企画開発部の松井潤一部長(43)は「7歳だった彼女のため、通常より小ぶりの特注モデルを使ってもらった記録が残っている」。小学校に入ったばかりの選手への対応としては極めて異例だが、「当時から彼女の才能を高く評価し、よい商品を提供することで長く活躍をサポートしていきたい。そんな思いが会社としてあったのでは」(松井部長)。

バイオリンなどの弦楽器は、木材同士の接着が強固でなければ、振動が安定せず美しい音色を奏でられない。そのため、水分の通り道である木の道管にまで浸透する特殊な接着剤が使われる。卓球のラケットも複数の木製素材から構成され、弦楽器シリーズと銘打たれたモデルには、まさにそれらの楽器をつくるのと同じ製造技術が取り入れられている。

改良を加え、バリエーションを広げながら、20年近いロングセラーとなっている同シリーズ。強い打球を繰り出せる“スイートスポット”が広いうえ、繊細なボールタッチも可能にしている。

来月21日には伊藤の20歳の誕生日に合わせ、特別デザインの「伊藤美誠モデル」が登場予定。
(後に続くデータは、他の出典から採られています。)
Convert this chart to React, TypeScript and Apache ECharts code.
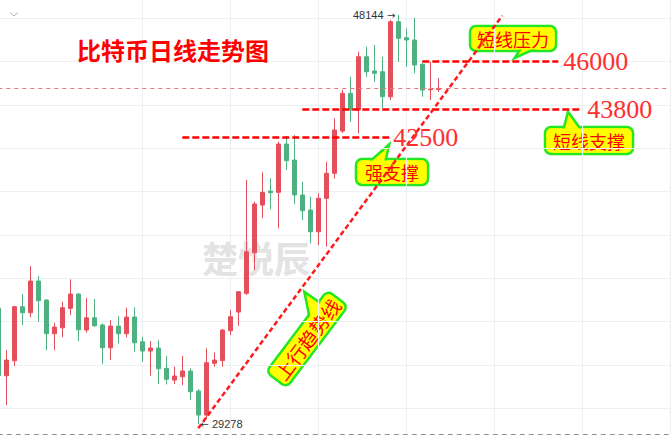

紫を基調に白のラインを組み合わせたグリップ部分のカラーデザインは本人が監修した。コロナ禍で直接顔を合わせられないなかでも、しっかり意見を交換しながら完成に至った。来夏の東京五輪で伊藤が手にするのはきっと、メーカーの技術と愛情が詰まったその1本になるだろう。

 

◆日本卓球(ニッタク) 本社は東京都千代田区。1920年(大9)に「ハーター商会」として創業。47年7月に現在の社名に変更され、総合卓球メーカーとして事業を展開する。03年にラケット弦楽器シリーズの第1弾「バイオリン」、翌04年に第2弾「アコースティック」を販売開始。13年には「アコースティックカーボン」が登場した。